• **Task requirements**:
Show all lines that include the string "with"; copy each one.

• **Raw data**:

-- Begin --

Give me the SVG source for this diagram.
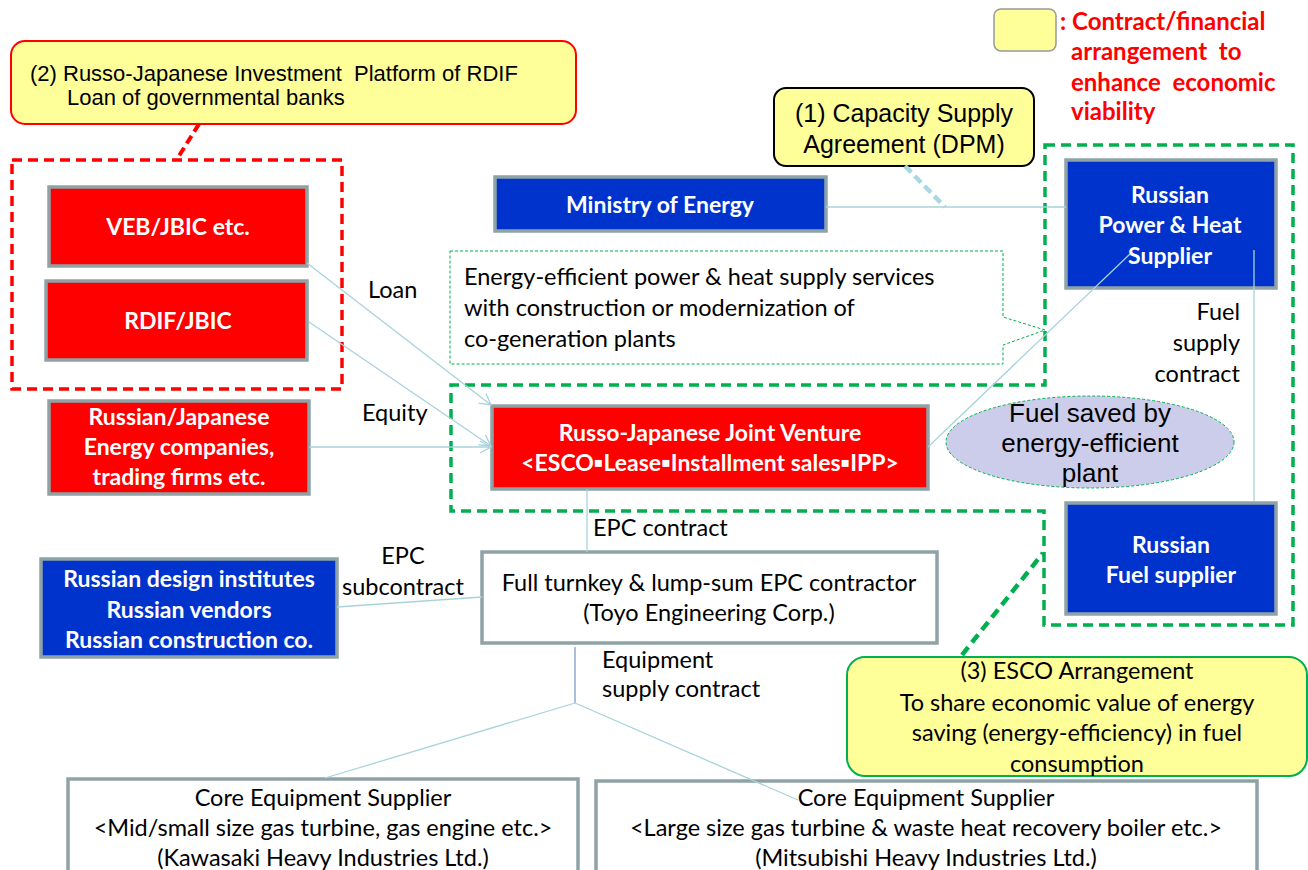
<svg xmlns="http://www.w3.org/2000/svg" width="1308" height="870" viewBox="0 0 1308 870">
<defs>
<marker id="arr" markerWidth="14" markerHeight="14" refX="12" refY="7" orient="auto" markerUnits="userSpaceOnUse">
<path d="M1,1 L12,7 L1,13" fill="none" stroke="#A8D3DB" stroke-width="1.3"/>
</marker>
<style>
.box{stroke:#8FA3A7;stroke-width:3.5}
.red{fill:#FF0000}
.blue{fill:#0033CC}
.white{fill:#FFFFFF}
.bt{font-family:Lato,"Liberation Sans",sans-serif;font-weight:bold;font-size:23px;fill:#FFFFFF;text-anchor:middle}
.t{font-family:Lato,"Liberation Sans",sans-serif;font-size:23.5px;fill:#000000}
.a{font-family:"Liberation Sans",Arial,sans-serif;fill:#000000}
.con{stroke:#A8D3DB;stroke-width:1.3;fill:none}
.note{fill:#FFFF99}
</style>
</defs>
<rect width="1308" height="870" fill="#FFFFFF"/>

<g id="legend">
<rect x="994" y="9" width="62" height="42" rx="7" class="note" stroke="#999999" stroke-width="1.5"/>
<text font-family="Lato,'Liberation Sans',sans-serif" font-weight="bold" font-size="24" fill="#FF0000">
<tspan x="1060" y="30">: Contract/financial</tspan>
<tspan x="1071" y="60">arrangement &#160;to</tspan>
<tspan x="1071" y="91">enhance &#160;economic</tspan>
<tspan x="1071" y="120">viability</tspan>
</text>
</g>

<g id="callout2">
<rect x="11" y="41" width="565" height="83" rx="14" class="note" stroke="#FF0000" stroke-width="2"/>
<text class="a" font-size="22"><tspan x="30" y="81">(2) Russo-Japanese Investment &#160;Platform of RDIF</tspan><tspan x="67" y="105">Loan of governmental banks</tspan></text>
</g>

<g id="group-finance">
<rect x="12" y="160" width="330" height="229" fill="none" stroke="#FF0000" stroke-width="3.5" stroke-dasharray="10,6"/>
</g>

<g id="veb">
<rect x="49" y="187" width="258" height="79" class="box red"/>
<text class="bt" x="178" y="235">VEB/JBIC etc.</text>
</g>
<g id="rdif">
<rect x="46" y="281" width="261" height="79" class="box red"/>
<text class="bt" x="178" y="329">RDIF/JBIC</text>
</g>
<g id="energy-companies">
<rect x="49" y="401" width="260" height="93" class="box red"/>
<text class="bt" x="179" y="425">Russian/Japanese</text>
<text class="bt" x="179" y="455">Energy companies,</text>
<text class="bt" x="179" y="485">trading firms etc.</text>
</g>

<g id="callout1">
<rect x="774" y="88" width="260" height="78" rx="12" class="note" stroke="#000000" stroke-width="2"/>
<text class="a" font-size="25" text-anchor="middle"><tspan x="904" y="122">(1) Capacity Supply</tspan><tspan x="904" y="153">Agreement (DPM)</tspan></text>
</g>

<g id="ministry">
<rect x="495" y="177" width="331" height="54" class="box blue"/>
<text class="bt" x="660" y="213">Ministry of Energy</text>
</g>

<g id="esco-boundary">
<path d="M1045,145 L1293,145 L1293,625 L1044,625 L1044,511 L451,511 L451,385 L1045,385 Z" fill="none" stroke="#00B050" stroke-width="3.5" stroke-dasharray="10,6"/>
</g>

<g id="service-note">
<path d="M450,251 L1003,251 L1003,317 L1045,330 L1003,345 L1003,364 L450,364 Z" fill="#FFFFFF" stroke="#00B050" stroke-width="1" stroke-dasharray="3,2"/>
<text class="t" font-size="24.5"><tspan x="464" y="285">Energy-efficient power &amp; heat supply services</tspan><tspan x="464" y="316">with construction or modernization of</tspan><tspan x="464" y="347">co-generation plants</tspan></text>
</g>

<g id="power-heat">
<rect x="1066" y="160" width="210" height="128" class="box blue"/>
<text class="bt" x="1170" y="203">Russian</text>
<text class="bt" x="1170" y="233">Power &amp; Heat</text>
<text class="bt" x="1170" y="264">Supplier</text>
</g>

<g id="joint-venture">
<rect x="492" y="406" width="436" height="83" class="box red"/>
<text class="bt" x="710" y="441">Russo-Japanese Joint Venture</text>
<text class="bt" x="710" y="471">&lt;ESCO▪Lease▪Installment sales▪IPP&gt;</text>
</g>

<g id="fuel-saved">
<ellipse cx="1090" cy="442" rx="144" ry="46" fill="#CCCCEB" stroke="#00B050" stroke-width="1" stroke-dasharray="3,2"/>
<text class="a" font-size="26" text-anchor="middle"><tspan x="1090" y="422">Fuel saved by</tspan><tspan x="1090" y="452">energy-efficient</tspan><tspan x="1090" y="482">plant</tspan></text>
</g>

<g id="fuel-supplier">
<rect x="1066" y="503" width="210" height="111" class="box blue"/>
<text class="bt" x="1171" y="553">Russian</text>
<text class="bt" x="1171" y="583">Fuel supplier</text>
</g>

<g id="russian-design">
<rect x="41" y="559" width="296" height="98" class="box blue"/>
<text class="bt" x="189" y="587">Russian design institutes</text>
<text class="bt" x="189" y="618">Russian vendors</text>
<text class="bt" x="189" y="648">Russian construction co.</text>
</g>

<g id="epc">
<rect x="482" y="552" width="455" height="91" class="box white"/>
<text class="t" x="709" y="591" text-anchor="middle">Full turnkey &amp; lump-sum EPC contractor</text>
<text class="t" x="709" y="621" text-anchor="middle">(Toyo Engineering Corp.)</text>
</g>

<g id="callout3">
<rect x="847" y="657" width="460" height="119" rx="18" class="note" stroke="#00B050" stroke-width="2"/>
<text class="t" font-size="24" text-anchor="middle"><tspan x="1077" y="679">(3) ESCO Arrangement</tspan><tspan x="1077" y="711">To share economic value of energy</tspan><tspan x="1077" y="741">saving (energy-efficiency) in fuel</tspan><tspan x="1077" y="772">consumption</tspan></text>
</g>

<g id="kawasaki">
<rect x="68" y="779" width="510" height="110" class="box white"/>
<text class="t" x="323" y="806" text-anchor="middle">Core Equipment Supplier</text>
<text class="t" x="323" y="836" text-anchor="middle">&lt;Mid/small size gas turbine, gas engine etc.&gt;</text>
<text class="t" x="323" y="866" text-anchor="middle">(Kawasaki Heavy Industries Ltd.)</text>
</g>

<g id="mitsubishi">
<rect x="596" y="781" width="661" height="110" class="box white"/>
<text class="t" x="926" y="806" text-anchor="middle">Core Equipment Supplier</text>
<text class="t" x="926" y="836" text-anchor="middle">&lt;Large size gas turbine &amp; waste heat recovery boiler etc.&gt;</text>
<text class="t" x="926" y="866" text-anchor="middle">(Mitsubishi Heavy Industries Ltd.)</text>
</g>

<g id="connectors">
<line class="con" x1="307" y1="263" x2="491" y2="405" marker-end="url(#arr)"/>
<line class="con" x1="309" y1="322" x2="491" y2="446" marker-end="url(#arr)"/>
<line class="con" x1="309" y1="447" x2="491" y2="447" marker-end="url(#arr)"/>
<line class="con" x1="826" y1="207" x2="1066" y2="207"/>
<line class="con" x1="928" y1="447" x2="1130" y2="254"/>
<line class="con" x1="1254" y1="250" x2="1254" y2="501"/>
<line class="con" x1="587" y1="489" x2="587" y2="552"/>
<line class="con" x1="337" y1="607" x2="482" y2="597"/>
<line x1="575" y1="647" x2="575" y2="703" stroke="#7A9CCB" stroke-width="1.3"/>
<line class="con" x1="575" y1="703" x2="325" y2="778"/>
<line class="con" x1="575" y1="703" x2="798" y2="800"/>
<line x1="199" y1="124" x2="177" y2="159" stroke="#FF0000" stroke-width="4" stroke-dasharray="9,5"/>
<line x1="905" y1="166" x2="945" y2="207" stroke="#A9D8E0" stroke-width="4.5" stroke-dasharray="9,5"/>
<line x1="962" y1="655" x2="1043" y2="553" stroke="#00B050" stroke-width="4.5" stroke-dasharray="10,6"/>
<text class="t" x="368" y="298">Loan</text>
<text class="t" x="362" y="421">Equity</text>
<text class="t" x="1240" y="320" text-anchor="end">Fuel</text>
<text class="t" x="1240" y="351" text-anchor="end">supply</text>
<text class="t" x="1240" y="382" text-anchor="end">contract</text>
<text class="t" x="593" y="536">EPC contract</text>
<text class="t" x="403" y="564" text-anchor="middle">EPC</text>
<text class="t" x="403" y="595" text-anchor="middle">subcontract</text>
<text class="t" x="602" y="668">Equipment</text>
<text class="t" x="602" y="697">supply contract</text>
</g>
</svg>
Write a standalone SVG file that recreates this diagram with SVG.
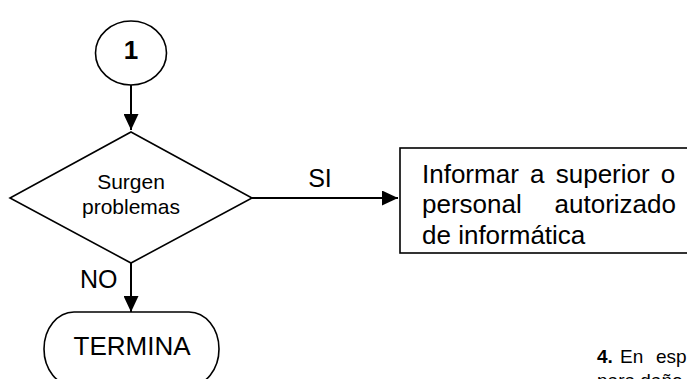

-- End --

• **Result**:
<text class="t" font-size="24.5"><tspan x="464" y="285">Energy-efficient power &amp; heat supply services</tspan><tspan x="464" y="316">with construction or modernization of</tspan><tspan x="464" y="347">co-generation plants</tspan></text>
Write a standalone SVG file that recreates this diagram with SVG.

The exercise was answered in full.